A “budget deal?”  This after the legislature increased school funding by nearly $1 Billion in the regular session.  Not a word said about examining the efficiency or performance of the existing schools and their teachers?  Not a single question as to how paying the existing teachers more will improve their performance.  And please don’t raise the canard that more money will allow the schools to hire better teachers – under union rules accepted by every school district you simply cannot terminate poorly performing teachers and replace them with better teachers. It’s a nice “spin” but it is simply not true.

There are two major problems in Oregon’s public school system and everybody knows them and no politician wants to confront them.  The first problem is that Oregon’s public employee unions, including the teachers unions, control the education system.  As a result virtually every attempted educational reform that requires accountability through teacher performance reviews, including replacement of those failing to meet standards, has been blocked by the unions.  The unions have been successful in barring any legitimate reforms in Oregon’s gold-plated Public Employees Retirement System (PERS) which annually drains most of the increased education funding to pay every higher assessments – sometimes approaching a thirty percent add-on to already inflated wages.  A union negotiated “Cadillac” healthcare plan further absorbs money that might otherwise be used to hire competent teachers and reduce class sizes.

And while Ms. Goldman and Mr. Saxton may whine about the impact of furlough days, the use of furloughs instead of employee reductions was done at the insistence of the unions.  There are less teaching days solely due to the choice of the teachers unions.  (Quite frankly elimination of “in-service” days and extended holidays – all for which the teachers are paid – would have easily closed the gap on the number of days in the classroom.)

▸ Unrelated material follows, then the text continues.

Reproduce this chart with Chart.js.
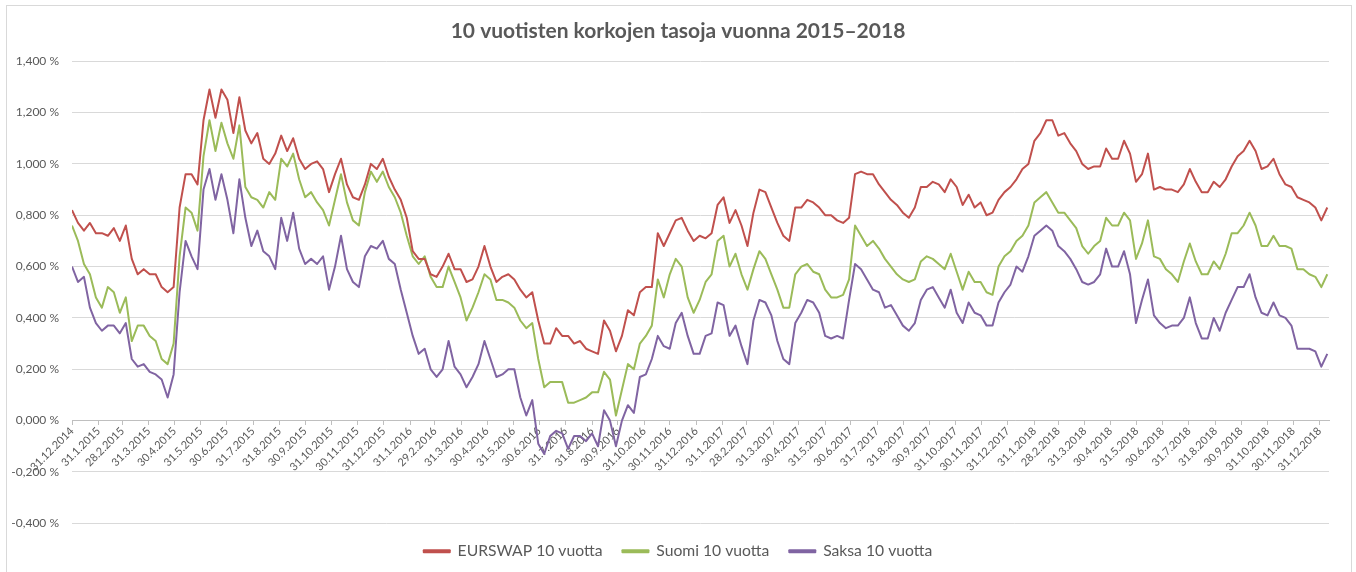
<!DOCTYPE html>
<html>
<head>
<meta charset="utf-8">
<script src="https://cdn.jsdelivr.net/npm/chart.js@4.4.1/dist/chart.umd.min.js"></script>
<style>
  html, body { margin: 0; padding: 0; background: #ffffff; }
  #wrap { width: 1356px; height: 572px; position: relative; }
</style>
</head>
<body>
<div id="wrap"><canvas id="c" width="1356" height="572"></canvas></div>
<script>
// ---- DATA ----
const titleText = '10 vuotisten korkojen tasoja vuonna 2015\u20132018';
const startDate = '2014-12-31';
// sample positions: days after startDate
const dayOffsets = [
  0,7,14,21,28,35,42,49,56,63,
  70,77,84,91,98,105,112,119,126,133,
  140,147,154,161,168,175,182,189,196,203,
  210,217,224,231,238,245,252,259,266,273,
  280,287,294,301,308,315,322,329,336,343,
  350,357,364,371,378,385,392,399,406,413,
  420,427,434,441,448,455,462,469,476,483,
  490,497,504,511,518,525,532,539,546,553,
  560,567,574,581,588,595,602,609,616,623,
  630,637,644,651,658,665,672,679,686,693,
  700,707,714,721,728,735,742,749,756,763,
  770,777,784,791,798,805,812,819,826,833,
  840,847,854,861,868,875,882,889,896,903,
  910,917,924,931,938,945,952,959,966,973,
  980,987,994,1001,1008,1015,1022,1029,1036,1043,
  1050,1057,1064,1071,1078,1085,1092,1099,1106,1113,
  1120,1127,1134,1141,1148,1155,1162,1169,1176,1183,
  1190,1197,1204,1211,1218,1225,1232,1239,1246,1253,
  1260,1267,1274,1281,1288,1295,1302,1309,1316,1323,
  1330,1337,1344,1351,1358,1365,1372,1379,1386,1393,
  1400,1407,1414,1421,1428,1435,1442,1449,1456,1463,
  1470
];
const seriesNames = ['EURSWAP 10 vuotta', 'Suomi 10 vuotta', 'Saksa 10 vuotta'];
const eurswap = [
  0.82,0.77,0.74,0.77,0.73,0.73,0.72,0.75,0.70,0.76,
  0.63,0.57,0.59,0.57,0.57,0.52,0.50,0.52,0.83,0.96,
  0.96,0.92,1.17,1.29,1.18,1.29,1.25,1.12,1.26,1.13,
  1.08,1.12,1.02,1.00,1.04,1.11,1.05,1.10,1.02,0.98,
  1.00,1.01,0.98,0.89,0.96,1.02,0.92,0.87,0.86,0.92,
  1.00,0.98,1.02,0.95,0.90,0.86,0.79,0.66,0.63,0.63,
  0.57,0.56,0.60,0.65,0.59,0.59,0.54,0.55,0.60,0.68,
  0.60,0.54,0.56,0.57,0.55,0.51,0.48,0.50,0.39,0.30,
  0.30,0.36,0.33,0.33,0.30,0.31,0.28,0.27,0.26,0.39,
  0.35,0.27,0.33,0.43,0.41,0.50,0.52,0.52,0.73,0.68,
  0.73,0.78,0.79,0.74,0.70,0.72,0.71,0.73,0.84,0.87,
  0.77,0.82,0.76,0.68,0.81,0.90,0.89,0.83,0.77,0.72,
  0.70,0.83,0.83,0.86,0.85,0.83,0.80,0.80,0.78,0.77,
  0.79,0.96,0.97,0.96,0.96,0.92,0.89,0.86,0.84,0.81,
  0.79,0.83,0.91,0.91,0.93,0.92,0.89,0.94,0.91,0.84,
  0.88,0.83,0.85,0.80,0.81,0.86,0.89,0.91,0.94,0.98,
  1.00,1.09,1.12,1.17,1.17,1.11,1.12,1.08,1.05,1.00,
  0.98,0.99,0.99,1.06,1.02,1.02,1.09,1.04,0.93,0.96,
  1.04,0.90,0.91,0.90,0.90,0.89,0.92,0.98,0.93,0.89,
  0.89,0.93,0.91,0.94,0.99,1.03,1.05,1.09,1.05,0.98,
  0.99,1.02,0.96,0.92,0.91,0.87,0.86,0.85,0.83,0.78,
  0.83
];
const suomi = [
  0.76,0.70,0.61,0.57,0.48,0.44,0.52,0.50,0.42,0.48,
  0.31,0.37,0.37,0.33,0.31,0.24,0.22,0.30,0.64,0.83,
  0.81,0.74,1.03,1.17,1.05,1.16,1.08,1.02,1.15,0.91,
  0.87,0.86,0.83,0.89,0.86,1.02,0.99,1.04,0.94,0.87,
  0.89,0.85,0.82,0.76,0.86,0.96,0.85,0.78,0.76,0.89,
  0.97,0.93,0.97,0.91,0.87,0.81,0.72,0.64,0.61,0.64,
  0.56,0.52,0.52,0.60,0.54,0.48,0.39,0.44,0.50,0.57,
  0.55,0.47,0.47,0.46,0.44,0.39,0.36,0.38,0.24,0.13,
  0.15,0.15,0.15,0.07,0.07,0.08,0.09,0.11,0.11,0.19,
  0.16,0.02,0.12,0.22,0.20,0.30,0.33,0.37,0.55,0.48,
  0.57,0.63,0.60,0.48,0.42,0.47,0.54,0.57,0.70,0.72,
  0.60,0.65,0.57,0.51,0.59,0.66,0.63,0.57,0.51,0.44,
  0.44,0.57,0.60,0.61,0.58,0.57,0.51,0.48,0.48,0.49,
  0.55,0.76,0.72,0.68,0.70,0.67,0.63,0.60,0.57,0.55,
  0.54,0.55,0.62,0.64,0.63,0.61,0.59,0.65,0.58,0.51,
  0.58,0.54,0.54,0.50,0.49,0.60,0.64,0.66,0.70,0.72,
  0.76,0.85,0.87,0.89,0.85,0.81,0.81,0.78,0.75,0.68,
  0.65,0.68,0.70,0.79,0.76,0.76,0.81,0.78,0.63,0.69,
  0.78,0.64,0.63,0.59,0.57,0.54,0.62,0.69,0.62,0.57,
  0.57,0.62,0.59,0.65,0.73,0.73,0.76,0.81,0.76,0.68,
  0.68,0.72,0.68,0.68,0.67,0.59,0.59,0.57,0.56,0.52,
  0.57
];
const saksa = [
  0.60,0.54,0.56,0.44,0.38,0.35,0.37,0.37,0.34,0.38,
  0.24,0.21,0.22,0.19,0.18,0.16,0.09,0.18,0.50,0.70,
  0.64,0.59,0.90,0.98,0.86,0.96,0.86,0.73,0.94,0.79,
  0.68,0.74,0.66,0.64,0.59,0.79,0.70,0.81,0.67,0.61,
  0.63,0.61,0.64,0.51,0.60,0.72,0.59,0.54,0.52,0.64,
  0.68,0.67,0.70,0.63,0.61,0.51,0.42,0.33,0.26,0.28,
  0.20,0.17,0.20,0.31,0.21,0.18,0.13,0.17,0.22,0.31,
  0.24,0.17,0.18,0.20,0.20,0.09,0.02,0.08,-0.09,-0.13,
  -0.06,-0.04,-0.05,-0.11,-0.06,-0.06,-0.08,-0.05,-0.10,0.04,
  0.00,-0.10,0.00,0.06,0.03,0.17,0.18,0.24,0.33,0.29,
  0.28,0.38,0.42,0.33,0.26,0.26,0.33,0.34,0.46,0.45,
  0.33,0.37,0.29,0.22,0.39,0.47,0.46,0.41,0.31,0.24,
  0.22,0.38,0.42,0.47,0.46,0.42,0.33,0.32,0.33,0.32,
  0.47,0.61,0.59,0.55,0.51,0.50,0.44,0.45,0.41,0.37,
  0.35,0.38,0.47,0.51,0.52,0.48,0.44,0.51,0.42,0.38,
  0.46,0.42,0.41,0.37,0.37,0.46,0.50,0.53,0.60,0.58,
  0.64,0.72,0.74,0.76,0.74,0.68,0.66,0.63,0.59,0.54,
  0.53,0.54,0.57,0.67,0.60,0.60,0.66,0.57,0.38,0.47,
  0.55,0.41,0.38,0.36,0.37,0.37,0.40,0.48,0.38,0.32,
  0.32,0.40,0.35,0.42,0.47,0.52,0.52,0.57,0.48,0.42,
  0.41,0.46,0.41,0.40,0.37,0.28,0.28,0.28,0.27,0.21,
  0.26
];
const tickLabels = [
  '31.12.2014','31.1.2015','28.2.2015','31.3.2015','30.4.2015','31.5.2015','30.6.2015',
  '31.7.2015','31.8.2015','30.9.2015','31.10.2015','30.11.2015','31.12.2015',
  '31.1.2016','29.2.2016','31.3.2016','30.4.2016','31.5.2016','30.6.2016',
  '31.7.2016','31.8.2016','30.9.2016','31.10.2016','30.11.2016','31.12.2016',
  '31.1.2017','28.2.2017','31.3.2017','30.4.2017','31.5.2017','30.6.2017',
  '31.7.2017','31.8.2017','30.9.2017','31.10.2017','30.11.2017','31.12.2017',
  '31.1.2018','28.2.2018','31.3.2018','30.4.2018','31.5.2018','30.6.2018',
  '31.7.2018','31.8.2018','30.9.2018','31.10.2018','30.11.2018','31.12.2018'
];
const yTickValues = [-0.4,-0.2,0,0.2,0.4,0.6,0.8,1.0,1.2,1.4];
const lastDay = 1472;

// ---- helpers ----
const DAY = 86400000;
const t0 = Date.parse(startDate + 'T00:00:00Z');
function labelToDay(s) {
  const p = s.split('.').map(Number);
  return Math.round((Date.UTC(p[2], p[1] - 1, p[0]) - t0) / DAY);
}
const tickDays = tickLabels.map(labelToDay);
const toPoints = arr => arr.map((v, i) => ({ x: dayOffsets[i], y: v }));

const colors = ['#C0504D', '#9BBB59', '#8064A2'];
const FONT = 'Lato, "Open Sans", "DejaVu Sans", sans-serif';
const TXT = '#595959';

const framePlugin = {
  id: 'frame',
  beforeDraw(chart) {
    const ctx = chart.ctx;
    ctx.save();
    ctx.fillStyle = '#ffffff';
    ctx.fillRect(0, 0, chart.width, chart.height);
    ctx.strokeStyle = '#d9d9d9';
    ctx.lineWidth = 1;
    ctx.strokeRect(6.5, 5.5, 1345, 580);
    ctx.restore();
  }
};

new Chart(document.getElementById('c'), {
  type: 'line',
  data: {
    datasets: [eurswap, suomi, saksa].map((arr, i) => ({
      label: seriesNames[i],
      data: toPoints(arr),
      borderColor: colors[i],
      backgroundColor: colors[i],
      borderWidth: 2,
      pointRadius: 0,
      tension: 0,
      borderJoinStyle: 'round',
      fill: false
    }))
  },
  options: {
    responsive: false,
    animation: false,
    events: [],
    layout: { padding: { left: 0, right: 0, top: 0, bottom: 3 } },
    plugins: {
      title: {
        display: true,
        text: titleText,
        color: TXT,
        font: { family: FONT, size: 21, weight: 'bold' },
        padding: { top: 19, bottom: 17 }
      },
      legend: {
        position: 'bottom',
        labels: {
          color: TXT,
          font: { family: FONT, size: 15.7 },
          boxWidth: 26,
          boxHeight: 2,
          padding: 20
        }
      },
      tooltip: { enabled: false }
    },
    scales: {
      x: {
        type: 'linear',
        position: { y: 0 },
        min: 0,
        max: lastDay,
        afterBuildTicks: axis => { axis.ticks = tickDays.map(v => ({ value: v })); },
        ticks: {
          autoSkip: false,
          minRotation: 45,
          maxRotation: 45,
          padding: 0,
          color: TXT,
          font: { family: FONT, size: 11 },
          callback: (v, i) => tickLabels[i]
        },
        grid: { drawOnChartArea: false, drawTicks: true, tickLength: 4, color: '#bfbfbf' },
        border: { display: true, color: '#bfbfbf', width: 1 }
      },
      y: {
        min: -0.4,
        max: 1.4,
        afterBuildTicks: axis => { axis.ticks = yTickValues.map(v => ({ value: v })); },
        afterFit: s => { s.width = 72; },
        ticks: {
          padding: 13,
          color: TXT,
          font: { family: FONT, size: 12 },
          callback: v => v.toFixed(3).replace('.', ',') + ' %'
        },
        grid: { color: '#d9d9d9', drawTicks: false },
        border: { display: false }
      },
      yRightSpacer: {
        type: 'linear',
        position: 'right',
        display: true,
        afterFit: s => { s.width = 27; },
        ticks: { display: false },
        grid: { display: false, drawOnChartArea: false, drawTicks: false },
        border: { display: false }
      }
    }
  },
  plugins: [framePlugin]
});
</script>
</body>
</html>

The second problem is that the public schools spend an inordinate amount of time as a social welfare agency.  Time that should be devoted to teaching – math, reading, writing and science – are instead spent on hygiene, self-esteem, sex education, fairness, and nutrition.  The education community has absorbed these responsibilities on the assumption that parents have abandoned them.  But as the teachers assert themselves in these areas, parents feel less responsibility for doing the hard work of raising children and willingly let someone else do it – particularly someone else that they can blame when things go to hell.  I don’t know what the solution to poor parenting is, but I do know that assuming that the schools should pick up the slack is counterproductive and that to the degree government should intercede in that responsibility it should be left to the myriad of government welfare agencies.  Teachers are educated to teach not be substitute parents.  Let them teach and student performance will undoubtedly improve.

Which brings us back to the vaunted “Grand Bargain” that Gov. Kitzhaber seeks to impose in a special session.  The bargain is supposed to be an exchange for substantial reforms in the PERS system to reduce its costs in return for tax increases.  But past reforms of PERS have been voided by Oregon’s Supreme Court – all beneficiaries of PERS themselves and most often appointed to their position by an unbroken succession of Democrat governors who, themselves, have been beholden to the public employee unions.  (The current mini-reforms adopted by the last regular legislative session are already being challenged by the public employee unions.)  The likelihood of the “Grand Bargain” is that reforms will be voided and the tax increases will stand unless the tax increases are conditioned on the PERS reforms being sustained on any legal challenge.

But this is Oregon and the legislative, executive and judicial branches of government – as well as most school districts – are under the firm control of Democrats who are beholden to their fund raising arm – the public employee unions.  Don’t hold your breath waiting for an improvement in Oregon’s public education system.